DAMASCUS - Syria's military deployed armoured vehicles near central Damascus on Monday as troops battled rebels around the capital in what activists said could be a turning point in the 16-month uprising.

Meanwhile, Russia slammed as "blackmail" Western pressure to push for a United Nations Security Council resolution against Syria's regime and said it would be "unrealistic" for President Bashar al-Assad, its ally, to quit.

With battles raging between the army and rebels around Damascus for a second straight day, troops deployed armoured vehicles near the historic neighbourhood of Al-Midan.

"This is the first time that armoured and military transport vehicles are deployed in Al-Midan," Rami Abdel Rahman of the Syrian Observatory for Human Rights, the Britain-based watchdog, said in Beirut.

An activist on the ground said the army was trying to overrun Al-Midan and described the fighting as a "turning point" in the revolt against Mr Assad's autocratic regime.

The battles are "the first of their kind. You can say there is a before and after in the Syrian revolution, and the turning point was July 15," said the activist who identified himself as Abu Musab. "The army is trying to storm Al-Midan from two sides, with military vehicles. There are many injured and some killed."

Activists said the army and Free Syrian Army rebels had been locked in fierce clashes since Sunday in the southern Damascus neighbourhood of Tadamon, Kfar Sousa in the west and Jobar in the east. They said the clashes were the worst in the capital since the start of the uprising in March 2011.

"Mortar shelling resumed in the early morning," targeting Tadamon, said the Local Co-ordination Committees activist network.

The Syrian Observatory for Human Rights reported "dawn battles on the road south of Kfar Sousa, between rebel fighters and soldiers who were in a convoy passing through the area".

A resident of nearby Jaramana said the area was like a "war zone."

Activists said residents were fleeing Tadamon, with many seeking shelter in the nearby Yarmuk Palestinian refugee camp.

The pro-government Al-Watan newspaper said the army was battling "terrorist groups" and accused the gunmen of seeking to launch "the great Damascus battle".

But the opposition Syrian National Council accused the regime of transforming Damascus into "battlefields".

In Geneva, the International Committee of the Red Cross (ICRC) sounded a note of alarm, saying Syria was in a state of all-out civil war and that all sides had to respect humanitarian law or risk facing war crimes prosecutions.

"Each time there is fighting we can see conditions that can be defined as a non-international armed conflict," ICRC spokesman Alexis Heeb said, adding that "international humanitarian law applies" in such circumstances.

The latest violence comes as diplomatic pressure builds ahead of a key Security Council vote on Friday to decide if the 300-strong UN supervision mission in Syria will be renewed.

The unarmed observers are tasked with overseeing the implementation of a six-point peace plan brokered by UN-Arab League envoy Kofi Annan, which has been flouted daily since mid-April when it went into effect.

Speaking ahead of talks with Annan, Russian Foreign Minister Sergei Lavrov accused the West of trying to "blackmail" Moscow to get its backing for possible sanctions against Syria.

"To our great regret, we are witnessing elements of blackmail," said Mr Lavrov, adding it was "unrealistic" for Moscow to back calls for Mr Assad to step down as the population supported him. "It is simply unrealistic ... he will not leave power.

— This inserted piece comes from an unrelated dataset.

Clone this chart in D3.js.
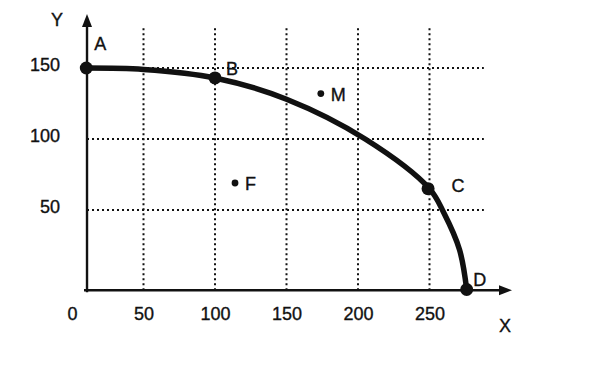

And this is not because we are protecting him but because there is a very significant part of the Syrian population behind him."

Mr Annan is on his way to Moscow for talks with Mr Lavrov and President Vladimir Putin while UN chief Ban Ki-moon is due in Beijing on Tuesday also for a mission to get support for tougher action on Syria.

Moscow and Beijing have twice blocked resolutions against Syria at the Security Council, which is divided over Western calls to pile new sanctions on Damascus.

Britain, the US, France, Germany and Portugal want a resolution passed this week that would threaten sanctions if Mr Assad does not pull back his main weapons.

The diplomatic moves come after Syria denied its troops carried out a massacre in the central village of Treimsa, where activists said dozens of people were slaughtered on Thursday by troops and pro-regime militiamen.

Syria has denied there was a massacre while UN observers are probing the reported killings.

On Sunday, violence across Syria killed 105 people, the Observatory said, adding to its toll of more than 17000 people killed in the country since the uprising began.

Meanwhile, Morocco declared Syria's ambassador to Rabat persona non grata and asked him to leave the country, before Damascus said the Morocco envoy in its capital was unwelcome, in a tit-for-tat move.